I don’t like hearing stuff about Millennials being self-involved and entitled. I think that’s oversimplified rhetoric from an unsympathetic generation making a lot of judgment calls. But a by-product of our fingertip immediacy world is that a lot of ages and types can’t bear a second of having their aesthetic experience jarred; no empathy, no good. Use babies around you as a way to sharpen your empathy.

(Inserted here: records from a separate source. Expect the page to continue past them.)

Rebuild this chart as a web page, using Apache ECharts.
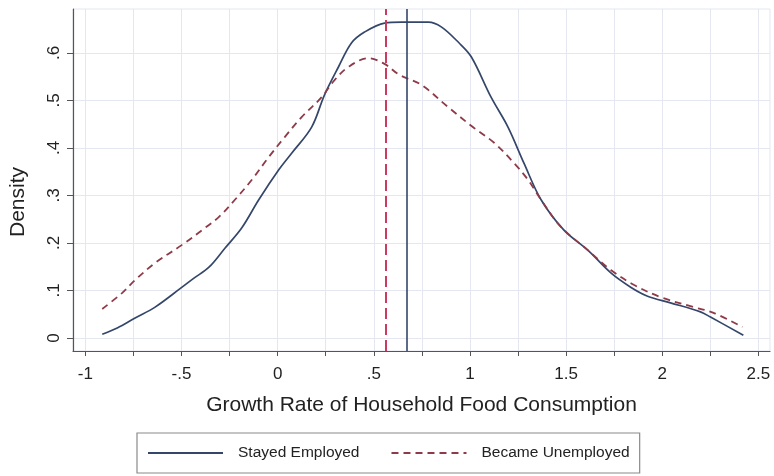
<!DOCTYPE html>
<html>
<head>
<meta charset="utf-8">
<style>
  html, body { margin: 0; padding: 0; background: #fff; }
  #chart { width: 774px; height: 476px; }
</style>
<script src="https://cdn.jsdelivr.net/npm/echarts@6/dist/echarts.min.js"></script>
</head>
<body>
<div id="chart"></div>
<script>
// Stayed Employed density curve
var employedX = [-0.912, -0.834, -0.741, -0.637, -0.497, -0.435, -0.357, -0.274, -0.186, -0.098,
  0.006, 0.073, 0.177, 0.244, 0.317, 0.384, 0.452, 0.556, 0.644, 0.784, 0.851, 0.944, 1.007,
  1.110, 1.198, 1.281, 1.370, 1.489, 1.613, 1.733, 1.836, 1.924, 2.043, 2.199, 2.251, 2.422]
var employedY = [0.008, 0.021, 0.042, 0.065, 0.107, 0.126, 0.149, 0.189, 0.232, 0.291,
  0.354, 0.389, 0.444, 0.512, 0.571, 0.621, 0.644, 0.663, 0.665, 0.665, 0.655, 0.621, 0.592,
  0.507, 0.444, 0.368, 0.291, 0.227, 0.185, 0.137, 0.107, 0.088, 0.074, 0.055, 0.044, 0.006]
// Became Unemployed density curve
var unemployedX = [-0.912, -0.808, -0.741, -0.637, -0.497, -0.393, -0.305, -0.222, -0.134, -0.046,
  0.037, 0.125, 0.229, 0.296, 0.369, 0.473, 0.556, 0.633, 0.747, 0.887, 1.022, 1.126, 1.230,
  1.302, 1.370, 1.473, 1.613, 1.733, 1.852, 1.992, 2.163, 2.267, 2.417]
var unemployedY = [0.061, 0.095, 0.122, 0.158, 0.196, 0.227, 0.255, 0.291, 0.333, 0.381,
  0.423, 0.465, 0.507, 0.543, 0.571, 0.589, 0.577, 0.554, 0.533, 0.486, 0.442, 0.411, 0.368,
  0.333, 0.291, 0.234, 0.185, 0.143, 0.112, 0.086, 0.065, 0.053, 0.023]
// group means (vertical lines)
var employedMean = 0.672
var unemployedMean = 0.558
// ticks
var xTicks = [-1, -0.75, -0.5, -0.25, 0, 0.25, 0.5, 0.75, 1, 1.25, 1.5, 1.75, 2, 2.25, 2.5]
var xLabels = [-1, -0.5, 0, 0.5, 1, 1.5, 2, 2.5]
var yTicks = [0, 0.1, 0.2, 0.3, 0.4, 0.5, 0.6]

var FONT = '"Liberation Sans", Arial, Helvetica, sans-serif'
var GRID_COLOR = '#e4e7f0'
var AXIS_COLOR = '#555'

// 去掉前导0: 0.5 -> .5
function stataNum (v) {
  var s = String(Math.round(v * 100) / 100)
  return s.replace(/^(-?)0\./, '$1.')
}

function pairs (xs, ys) {
  return xs.map(function (x, i) { return [x, ys[i]] })
}

var chart = echarts.init(document.getElementById('chart'))
chart.setOption({
  animation: false,
  textStyle: { fontFamily: FONT },
  grid: {
    left: 71,
    right: 4,
    top: 9,
    bottom: 125,
    show: true,
    borderColor: GRID_COLOR,
    borderWidth: 1
  },
  legend: {
    left: 137,
    top: 433,
    padding: [12, 10, 12, 10],
    itemWidth: 75,
    itemHeight: 14,
    itemGap: 31,
    borderColor: '#8a8a8a',
    borderWidth: 1.2,
    itemStyle: { opacity: 0 },
    textStyle: { fontSize: 15.5, color: '#222', fontFamily: FONT, padding: [0, 0, 0, 10] },
    data: ['Stayed Employed', 'Became Unemployed']
  },
  xAxis: {
    type: 'value',
    min: -1.064,
    max: 2.5605,
    name: 'Growth Rate of Household Food Consumption',
    nameLocation: 'middle',
    nameGap: 44,
    nameTextStyle: { fontSize: 21, color: '#222', fontFamily: FONT },
    axisLine: { show: true, onZero: false, lineStyle: { color: AXIS_COLOR, width: 1.2 } },
    axisTick: { show: true, length: 5, customValues: xTicks, lineStyle: { color: AXIS_COLOR } },
    axisLabel: {
      customValues: xLabels,
      margin: 15,
      fontSize: 17,
      color: '#222',
      formatter: stataNum
    },
    splitLine: { show: true, lineStyle: { color: GRID_COLOR, width: 1 } }
  },
  yAxis: {
    type: 'value',
    min: -0.0274,
    max: 0.6926,
    name: 'Density',
    nameLocation: 'middle',
    nameGap: 44,
    nameTextStyle: { fontSize: 21, color: '#222', fontFamily: FONT, padding: [0, 0, 0, -44] },
    axisLine: { show: true, onZero: false, lineStyle: { color: AXIS_COLOR, width: 1.2 } },
    axisTick: { show: true, length: 6, customValues: yTicks, lineStyle: { color: AXIS_COLOR } },
    axisLabel: {
      customValues: yTicks,
      rotate: 90,
      margin: 10,
      fontSize: 17,
      color: '#222',
      formatter: stataNum
    },
    splitLine: { show: true, lineStyle: { color: GRID_COLOR, width: 1 } }
  },
  series: [
    {
      name: 'Stayed Employed',
      type: 'line',
      smooth: 0.35,
      showSymbol: false,
      symbol: 'none',
      lineStyle: { color: '#34466a', width: 1.7 },
      itemStyle: { color: '#34466a' },
      data: pairs(employedX, employedY),
      markLine: {
        silent: true,
        symbol: 'none',
        label: { show: false },
        lineStyle: { color: '#34466a', width: 1.6, type: 'solid' },
        data: [{ xAxis: employedMean }]
      }
    },
    {
      name: 'Became Unemployed',
      type: 'line',
      smooth: 0.35,
      showSymbol: false,
      symbol: 'none',
      lineStyle: { color: '#8f3a48', width: 1.8, type: [7, 5] },
      itemStyle: { color: '#8f3a48' },
      data: pairs(unemployedX, unemployedY),
      markLine: {
        silent: true,
        symbol: 'none',
        label: { show: false },
        lineStyle: { color: '#cc3a60', width: 2, type: [11, 5] },
        data: [{ xAxis: unemployedMean }]
      }
    }
  ]
})
</script>
</body>
</html>
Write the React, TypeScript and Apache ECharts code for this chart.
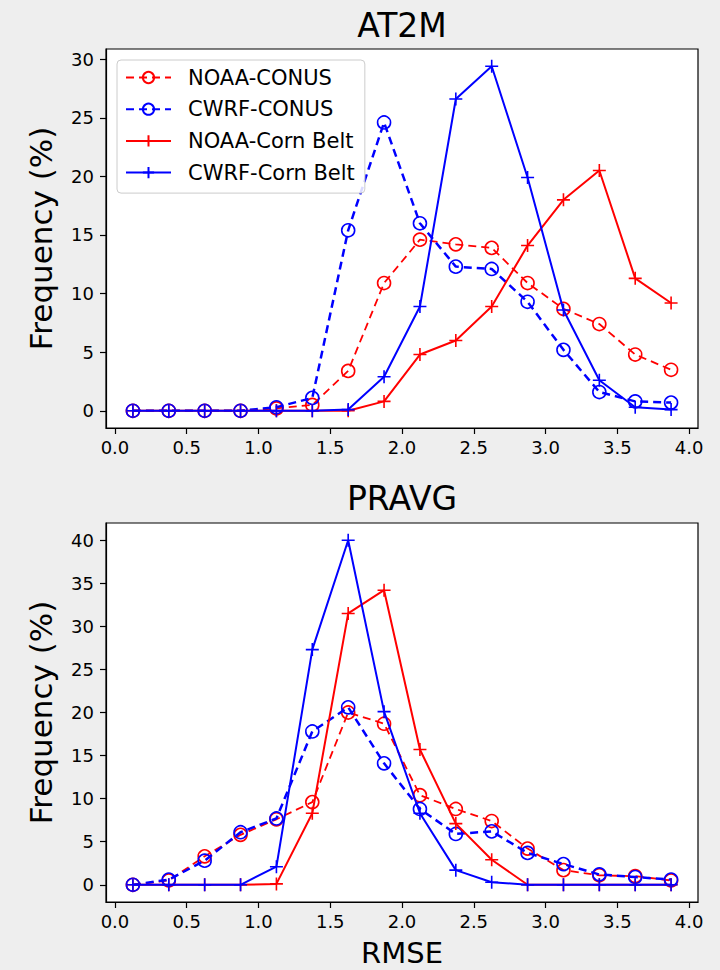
import React, { useEffect, useRef } from "react";
import * as echarts from "echarts";

const X_VALUES = [0.125, 0.375, 0.625, 0.875, 1.125, 1.375, 1.625, 1.875, 2.125, 2.375, 2.625, 2.875, 3.125, 3.375, 3.625, 3.875];
const X_TICKS = [0, 0.5, 1, 1.5, 2, 2.5, 3, 3.5, 4];
const Y_TICKS_TOP = [0, 5, 10, 15, 20, 25, 30];
const Y_TICKS_BOTTOM = [0, 5, 10, 15, 20, 25, 30, 35, 40];

const SERIES_NAMES = ["NOAA-CONUS", "CWRF-CONUS", "NOAA-Corn Belt", "CWRF-Corn Belt"];

// AT2M panel
const AT2M_NOAA_CONUS = [0, 0, 0, 0, 0.2, 0.5, 3.4, 10.9, 14.6, 14.2, 13.9, 10.9, 8.7, 7.4, 4.8, 3.5];
const AT2M_CWRF_CONUS = [0, 0, 0, 0, 0.3, 1.1, 15.4, 24.6, 16.0, 12.3, 12.1, 9.3, 5.2, 1.6, 0.8, 0.7];
const AT2M_NOAA_CORN = [0, 0, 0, 0, 0, 0, 0, 0.8, 4.8, 6.0, 8.9, 14.1, 18.0, 20.5, 11.3, 9.2];
const AT2M_CWRF_CORN = [0, 0, 0, 0, 0, 0, 0.1, 2.9, 8.9, 26.6, 29.4, 19.9, 8.6, 2.6, 0.3, 0.1];

// PRAVG panel
const PRAVG_NOAA_CONUS = [0, 0.5, 3.3, 5.8, 7.6, 9.6, 20.0, 18.7, 10.4, 8.8, 7.4, 4.2, 1.7, 1.1, 1.0, 0.5];
const PRAVG_CWRF_CONUS = [0, 0.6, 2.8, 6.1, 7.7, 17.8, 20.6, 14.1, 8.8, 5.9, 6.2, 3.7, 2.4, 1.2, 0.9, 0.6];
const PRAVG_NOAA_CORN = [0, 0, 0, 0, 0.1, 8.3, 31.5, 34.2, 15.7, 7.1, 2.9, 0, 0, 0, 0, 0];
const PRAVG_CWRF_CORN = [0, 0, 0, 0, 2.1, 27.3, 40.0, 20.1, 8.3, 1.7, 0.3, 0, 0, 0, 0, 0];

const RED = "#ff0000";
const BLUE = "#0000ff";
const FONT = "DejaVu Sans";
const PLUS = "path://M0,-1L0,1M-1,0L1,0";

function pairs(ys: number[]) {
  return X_VALUES.map((x, i) => [x, ys[i]]);
}

function makeSeries(idx: number, panel: number[][]) {
  const styles = [
    { color: RED, dashed: true, width: 1.8 },
    { color: BLUE, dashed: true, width: 2.5 },
    { color: RED, dashed: false, width: 2 },
    { color: BLUE, dashed: false, width: 2 },
  ];
  return panel.map((ys, k) => {
    const s = styles[k];
    const circle = s.dashed;
    return {
      type: "line",
      name: SERIES_NAMES[k],
      xAxisIndex: idx,
      yAxisIndex: idx,
      data: pairs(ys),
      symbol: circle ? "circle" : PLUS,
      symbolSize: circle ? 13 : 13,
      showSymbol: true,
      lineStyle: { color: s.color, width: s.width, type: s.dashed ? [8, 5] : "solid" },
      itemStyle: {
        color: circle ? "rgba(0,0,0,0)" : s.color,
        borderColor: s.color,
        borderWidth: 1.6,
      },
      emphasis: { disabled: true },
      z: 2 + k,
    };
  });
}

function xAxis(idx: number, withName: boolean) {
  return {
    type: "value",
    gridIndex: idx,
    min: -0.0625,
    max: 4.0625,
    name: withName ? "RMSE" : "",
    nameLocation: "middle",
    nameGap: 36,
    nameTextStyle: { fontFamily: FONT, fontSize: 29, color: "#000" },
    axisLine: { show: true, onZero: false, lineStyle: { color: "#000", width: 1.2 } },
    axisTick: { show: true, length: 6, customValues: X_TICKS, lineStyle: { color: "#000", width: 1.2 } },
    axisLabel: {
      customValues: X_TICKS,
      formatter: (v: number) => v.toFixed(1),
      fontFamily: FONT,
      fontSize: 18,
      color: "#000",
      margin: 10,
    },
    splitLine: { show: false },
  };
}

function yAxis(idx: number, max: number, min: number, ticks: number[]) {
  return {
    type: "value",
    gridIndex: idx,
    min,
    max,
    name: "Frequency (%)",
    nameLocation: "middle",
    nameRotate: 90,
    nameGap: 50,
    nameTextStyle: { fontFamily: FONT, fontSize: 31, color: "#000" },
    axisLine: { show: true, onZero: false, lineStyle: { color: "#000", width: 1.2 } },
    axisTick: { show: true, length: 6, customValues: ticks, lineStyle: { color: "#000", width: 1.2 } },
    axisLabel: {
      customValues: ticks,
      formatter: (v: number) => String(v),
      fontFamily: FONT,
      fontSize: 18,
      color: "#000",
      margin: 12,
    },
    splitLine: { show: false },
  };
}

export default function App() {
  const ref = useRef<HTMLDivElement>(null);
  useEffect(() => {
    if (!ref.current) return;
    const chart = echarts.init(ref.current, undefined, { renderer: "svg" });
    const option = {
      animation: false,
      backgroundColor: "#eeeeee",
      textStyle: { fontFamily: FONT },
      graphic: [
        {
          type: "text",
          x: 402,
          y: 25,
          style: { text: "AT2M", fontFamily: FONT, fontSize: 33, fill: "#000", align: "center", verticalAlign: "middle" },
        },
        {
          type: "text",
          x: 402,
          y: 498,
          style: { text: "PRAVG", fontFamily: FONT, fontSize: 33, fill: "#000", align: "center", verticalAlign: "middle" },
        },
      ],
      legend: {
        show: true,
        data: SERIES_NAMES,
        orient: "vertical",
        left: 117,
        top: 60,
        padding: [7, 10, 10, 8],
        itemWidth: 45,
        itemHeight: 14,
        itemGap: 10.7,
        backgroundColor: "rgba(255,255,255,0.85)",
        borderColor: "#cccccc",
        borderWidth: 1,
        borderRadius: 4,
        selectedMode: false,
        textStyle: { fontFamily: FONT, fontSize: 21, color: "#000", lineHeight: 21, padding: [0, 0, 0, 12] },
      },
      grid: [
        { left: 106, top: 49, width: 592, height: 379, show: true, borderColor: "#000", borderWidth: 1.2, backgroundColor: "#fff" },
        { left: 106, top: 523, width: 592, height: 379, show: true, borderColor: "#000", borderWidth: 1.2, backgroundColor: "#fff" },
      ],
      xAxis: [xAxis(0, false), xAxis(1, true)],
      yAxis: [yAxis(0, 30.87, -1.47, Y_TICKS_TOP), yAxis(1, 42, -2, Y_TICKS_BOTTOM)],
      series: [
        ...makeSeries(0, [AT2M_NOAA_CONUS, AT2M_CWRF_CONUS, AT2M_NOAA_CORN, AT2M_CWRF_CORN]),
        ...makeSeries(1, [PRAVG_NOAA_CONUS, PRAVG_CWRF_CONUS, PRAVG_NOAA_CORN, PRAVG_CWRF_CORN]),
      ],
    };
    chart.setOption(option as any);
    return () => chart.dispose();
  }, []);
  return <div ref={ref} style={{ position: "fixed", left: 0, top: 0, width: 720, height: 970 }} />;
}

Meeting parents, particularly older ones, is like a prairie, or a war. The prairie is actually one of the most complex and diverse ecosystems! So, so much is going on underground. A war produces, in all its shocking horror, bonds of humanity and stories that crystalize into canon quickly. See the people emerging from the prairie. Hear the personal war stories—your kid did this at this age? Get a load of this…People cool about your baby are gold deposits from the ruddy earth, supernova stars in our night sky–unforgettable finds. From long feces drives to screamy nights, these are your post-fallout bands of survivors rebuilding little worlds.
Baby poo doesn’t smell that bad—it smells mustardy or sweaty, but not like our shit. Baby pee smells like sourdough bread washed in warm water and left in sink basin. You wouldn’t believe the time you’ll spend looking willingly at guides to poop shape and color.